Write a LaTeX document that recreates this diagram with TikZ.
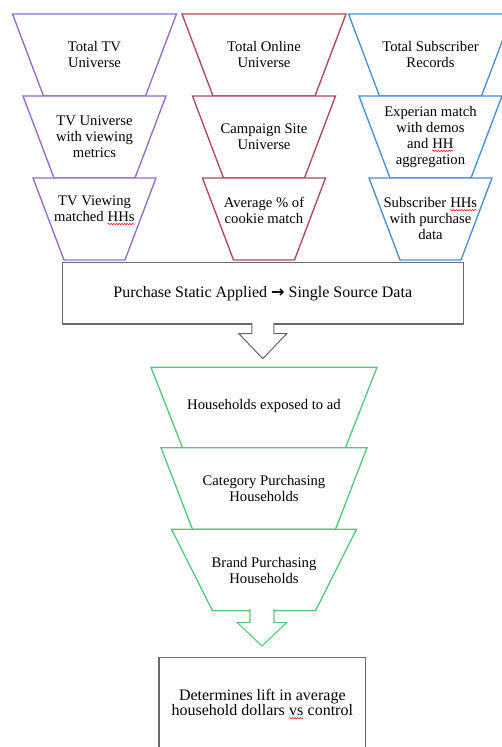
\documentclass[tikz,border=0pt]{standalone}
\usepackage{fontspec}
\setmainfont{Liberation Serif}
\newfontfamily\arrowfont{DejaVu Sans}
\usetikzlibrary{decorations.pathmorphing}

\definecolor{tvpurple}{RGB}{150,105,200}
\definecolor{webred}{RGB}{172,72,84}
\definecolor{subblue}{RGB}{72,142,212}
\definecolor{hhgreen}{RGB}{84,200,124}
\definecolor{boxgray}{RGB}{105,105,105}

% red squiggle of the spell checker
\newcommand{\spellmark}[1]{\tikz[baseline=(wavy.base)]{\node[inner sep=0pt,outer sep=0pt,minimum size=0pt,draw=none,fill=none] (wavy) {#1};
  \draw[red,line width=0.4pt,decorate,decoration={snake,amplitude=0.5pt,segment length=2pt}] ([yshift=-2pt]wavy.base west) -- ([yshift=-2pt]wavy.base east);}}

\begin{document}
\begin{tikzpicture}[x=0.75pt,y=-0.75pt,
	layer/.style={line width=1pt,fill=white},
	funneltext/.style={align=center,inner sep=0pt,font=\fontsize{11}{12}\selectfont},
	boxnode/.style={draw=boxgray,line width=1pt,fill=white,align=center,inner sep=0pt,font=\fontsize{12}{11.25}\selectfont}]
	
	\useasboundingbox (0,0) rectangle (502,747);
	\clip (0,0) rectangle (502,747);
	
	% Draw the three source funnels
	\foreach \cx/\col in {94.5/tvpurple, 264/webred, 430.5/subblue}{
		\foreach \ytop/\hw in {14/82, 96/71.5, 178/61.5}
			\draw[layer,draw=\col] (\cx-\hw,\ytop) -- (\cx+\hw,\ytop) -- (\cx+\hw-31,\ytop+82) -- (\cx-\hw+31,\ytop+82) -- cycle;
	}
	
	% TV funnel
	\node[funneltext] (tvtop) at (94.5,54.7) {Total TV\\Universe};
	\node[funneltext] (tvmid) at (94.5,137) {TV Universe\\with viewing\\metrics};
	\node[funneltext] (tvlow) at (94.5,210.3) {TV Viewing\\matched \spellmark{HHs}};
	
	% Online funnel
	\node[funneltext] (webtop) at (264,54.7) {Total Online\\Universe};
	\node[funneltext] (webmid) at (264,136.3) {Campaign Site\\Universe};
	\node[funneltext] (weblow) at (264,210.3) {Average \% of\\cookie match};
	
	% Subscriber funnel
	\node[funneltext] (subtop) at (430.5,54.7) {Total Subscriber\\Records};
	\node[funneltext] (submid) at (430.5,136.7) {Experian match\\with demos\\and \spellmark{HH}\\aggregation};
	\node[funneltext] (sublow) at (430.5,218.5) {Subscriber \spellmark{HHs}\\with purchase\\data};
	
	% Single source box
	\node[boxnode,minimum width=300.8pt,minimum height=46.3pt] (static) at (262.8,293.2)
		{Purchase Static Applied {\arrowfont\bfseries →} Single Source Data};
	
	% Block arrow down to the exposure funnel
	\filldraw[boxgray,fill=white,line width=0.8pt] ([yshift=1.2pt]static.south) ++(-11,0) -- ++(0,10.5) -- ++(-13,0)
		-- ++(24,25) -- ++(24,-25) -- ++(-13,0) -- ++(0,-10.5);
	
	% Draw the exposure funnel
	\foreach \ytop/\ybot/\hw/\dx in {367.3/447.7/113/31.5, 447.7/529.3/103/31.5, 529.3/610.7/92.5/41}
		\draw[layer,draw=hhgreen] (264-\hw,\ytop) -- (264+\hw,\ytop) -- (264+\hw-\dx,\ybot) -- (264-\hw+\dx,\ybot) -- cycle;
	
	\node[funneltext] (exposed) at (264,406) {Households exposed to ad};
	\node[funneltext] (category) at (264,488.7) {Category Purchasing\\Households};
	\node[funneltext] (brand) at (264,570) {Brand Purchasing\\Households};
	\coordinate (funnelend) at (262,610.7);
	
	% Lift box
	\node[boxnode,minimum width=155pt,minimum height=70.5pt] (lift) at (262.3,704.2)
		{Determines lift in average\\household dollars \spellmark{vs} control};
	
	% Block arrow down to the lift box
	\filldraw[hhgreen,fill=white,line width=0.8pt] (funnelend) ++(-12,-1.5) -- ++(0,13.1) -- ++(-13,0)
		-- ++(25,23.7) -- ++(25,-23.7) -- ++(-13,0) -- ++(0,-13.1);
	
\end{tikzpicture}
\end{document}
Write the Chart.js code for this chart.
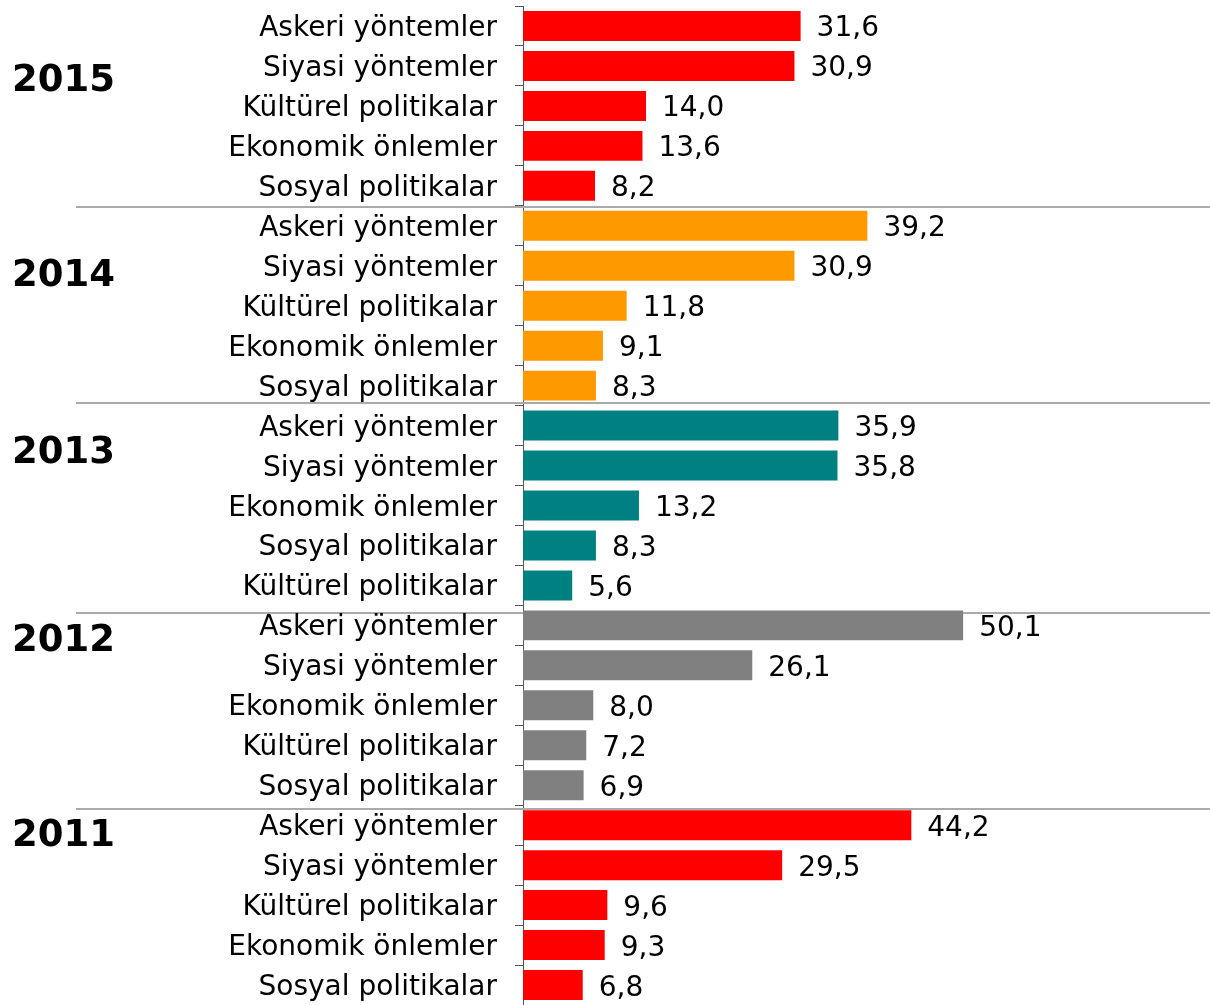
<!DOCTYPE html>
<html>
<head>
<meta charset="utf-8">
<script src="https://cdn.jsdelivr.net/npm/chart.js@4/dist/chart.umd.min.js"></script>
<style>
  html, body { margin: 0; padding: 0; background: #fff; }
  #wrap { width: 1210px; height: 1005px; }
</style>
</head>
<body>
<div id="wrap"><canvas id="methodsChart"></canvas></div>
<script>
// yillar ve renkler
const years = ['2015', '2014', '2013', '2012', '2011'];
const yearColors = ['#ff0000', '#ff9900', '#008080', '#808080', '#ff0000'];

const labels2015 = ['Askeri yöntemler', 'Siyasi yöntemler', 'Kültürel politikalar', 'Ekonomik önlemler', 'Sosyal politikalar'];
const values2015 = [31.6, 30.9, 14.0, 13.6, 8.2];

const labels2014 = ['Askeri yöntemler', 'Siyasi yöntemler', 'Kültürel politikalar', 'Ekonomik önlemler', 'Sosyal politikalar'];
const values2014 = [39.2, 30.9, 11.8, 9.1, 8.3];

const labels2013 = ['Askeri yöntemler', 'Siyasi yöntemler', 'Ekonomik önlemler', 'Sosyal politikalar', 'Kültürel politikalar'];
const values2013 = [35.9, 35.8, 13.2, 8.3, 5.6];

const labels2012 = ['Askeri yöntemler', 'Siyasi yöntemler', 'Ekonomik önlemler', 'Kültürel politikalar', 'Sosyal politikalar'];
const values2012 = [50.1, 26.1, 8.0, 7.2, 6.9];

const labels2011 = ['Askeri yöntemler', 'Siyasi yöntemler', 'Kültürel politikalar', 'Ekonomik önlemler', 'Sosyal politikalar'];
const values2011 = [44.2, 29.5, 9.6, 9.3, 6.8];

const groupLabels = [labels2015, labels2014, labels2013, labels2012, labels2011];
const groupValues = [values2015, values2014, values2013, values2012, values2011];

// tek seri halinde birlestir
const allLabels = [];
const allValues = [];
const allColors = [];
const groupStarts = [];
groupLabels.forEach((lbls, g) => {
    groupStarts.push(allLabels.length);
    lbls.forEach((l, i) => {
        allLabels.push(l);
        allValues.push(groupValues[g][i]);
        allColors.push(yearColors[g]);
    });
});

const FONT = 'DejaVu Sans, Verdana, sans-serif';

// grup ayirici cizgiler, kategori ve yil etiketleri
const groupPlugin = {
    id: 'groupPlugin',
    beforeDatasetsDraw(chart, args, opts) {
        const y = chart.scales.y;
        const ctx = chart.ctx;
        ctx.save();
        ctx.strokeStyle = '#aaaaaa';
        ctx.lineWidth = 2;
        groupStarts.slice(1).forEach((start, k) => {
            const py = Math.round((y.getPixelForValue(start - 1) + y.getPixelForValue(start)) / 2) + opts.sepNudge[k];
            ctx.beginPath();
            ctx.moveTo(76, py);
            ctx.lineTo(chart.width, py);
            ctx.stroke();
        });
        ctx.restore();
    },
    afterDraw(chart, args, opts) {
        const y = chart.scales.y;
        const ctx = chart.ctx;
        ctx.save();
        ctx.fillStyle = '#000';
        ctx.textBaseline = 'alphabetic';

        // kategori etiketleri (eksenin solunda)
        ctx.font = '28px ' + FONT;
        ctx.textAlign = 'right';
        y.getLabels().forEach((lbl, i) => {
            ctx.fillText(lbl, y.right - 26, y.getPixelForValue(i) + 10);
        });

        // yil etiketleri
        ctx.font = 'bold 37px ' + FONT;
        ctx.textAlign = 'left';
        years.forEach((yr, g) => {
            const py = y.getPixelForValue(groupStarts[g] + opts.rowOffsets[g]);
            ctx.fillText(yr, 12, py + 13.5);
        });
        ctx.restore();
    }
};

// deger etiketleri
const valueLabels = {
    id: 'valueLabels',
    afterDatasetsDraw(chart) {
        const ctx = chart.ctx;
        const meta = chart.getDatasetMeta(0);
        ctx.save();
        ctx.fillStyle = '#000';
        ctx.font = '28px ' + FONT;
        ctx.textAlign = 'left';
        ctx.textBaseline = 'alphabetic';
        meta.data.forEach((bar, i) => {
            const txt = allValues[i].toFixed(1).replace('.', ',');
            ctx.fillText(txt, bar.x + 16, bar.y + 10.5);
        });
        ctx.restore();
    }
};

new Chart(document.getElementById('methodsChart'), {
    type: 'bar',
    data: {
        labels: allLabels,
        datasets: [{
            data: allValues,
            backgroundColor: allColors,
            borderWidth: 0,
            barPercentage: 0.75,
            categoryPercentage: 1.0
        }]
    },
    options: {
        indexAxis: 'y',
        responsive: true,
        maintainAspectRatio: false,
        animation: false,
        layout: { padding: { top: 6, right: 0, bottom: 0, left: 0 } },
        plugins: {
            legend: { display: false },
            tooltip: { enabled: false },
            groupPlugin: {
                rowOffsets: [1.3, 1.175, 0.6, 0.3, 0.175],
                sepNudge: [1, -3, 8, 4]
            }
        },
        scales: {
            x: {
                display: false,
                min: 0,
                max: 78.2
            },
            y: {
                grid: {
                    offset: true,
                    drawOnChartArea: false,
                    tickLength: 8,
                    color: '#555'
                },
                border: { display: true, color: '#555', width: 1 },
                ticks: {
                    display: false,
                    autoSkip: false,
                    font: { family: FONT, size: 28, lineHeight: 0.05 }
                },
                afterFit(scale) {
                    scale.width = 523;
                    scale.paddingTop = 0;
                    scale.paddingBottom = 0;
                }
            }
        }
    },
    plugins: [groupPlugin, valueLabels]
});
</script>
</body>
</html>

REQUIRED WORK. Taking the entries above, extract every line from the one bearing "Write the Chart.js code for this chart." through the one bearing "const FONT = 'DejaVu", exactly, with no pictures.

OUTPUT OF THE EXERCISE.
Write the Chart.js code for this chart.
<!DOCTYPE html>
<html>
<head>
<meta charset="utf-8">
<script src="https://cdn.jsdelivr.net/npm/chart.js@4/dist/chart.umd.min.js"></script>
<style>
  html, body { margin: 0; padding: 0; background: #fff; }
  #wrap { width: 1210px; height: 1005px; }
</style>
</head>
<body>
<div id="wrap"><canvas id="methodsChart"></canvas></div>
<script>
// yillar ve renkler
const years = ['2015', '2014', '2013', '2012', '2011'];
const yearColors = ['#ff0000', '#ff9900', '#008080', '#808080', '#ff0000'];

const labels2015 = ['Askeri yöntemler', 'Siyasi yöntemler', 'Kültürel politikalar', 'Ekonomik önlemler', 'Sosyal politikalar'];
const values2015 = [31.6, 30.9, 14.0, 13.6, 8.2];

const labels2014 = ['Askeri yöntemler', 'Siyasi yöntemler', 'Kültürel politikalar', 'Ekonomik önlemler', 'Sosyal politikalar'];
const values2014 = [39.2, 30.9, 11.8, 9.1, 8.3];

const labels2013 = ['Askeri yöntemler', 'Siyasi yöntemler', 'Ekonomik önlemler', 'Sosyal politikalar', 'Kültürel politikalar'];
const values2013 = [35.9, 35.8, 13.2, 8.3, 5.6];

const labels2012 = ['Askeri yöntemler', 'Siyasi yöntemler', 'Ekonomik önlemler', 'Kültürel politikalar', 'Sosyal politikalar'];
const values2012 = [50.1, 26.1, 8.0, 7.2, 6.9];

const labels2011 = ['Askeri yöntemler', 'Siyasi yöntemler', 'Kültürel politikalar', 'Ekonomik önlemler', 'Sosyal politikalar'];
const values2011 = [44.2, 29.5, 9.6, 9.3, 6.8];

const groupLabels = [labels2015, labels2014, labels2013, labels2012, labels2011];
const groupValues = [values2015, values2014, values2013, values2012, values2011];

// tek seri halinde birlestir
const allLabels = [];
const allValues = [];
const allColors = [];
const groupStarts = [];
groupLabels.forEach((lbls, g) => {
    groupStarts.push(allLabels.length);
    lbls.forEach((l, i) => {
        allLabels.push(l);
        allValues.push(groupValues[g][i]);
        allColors.push(yearColors[g]);
    });
});

const FONT = 'DejaVu Sans, Verdana, sans-serif';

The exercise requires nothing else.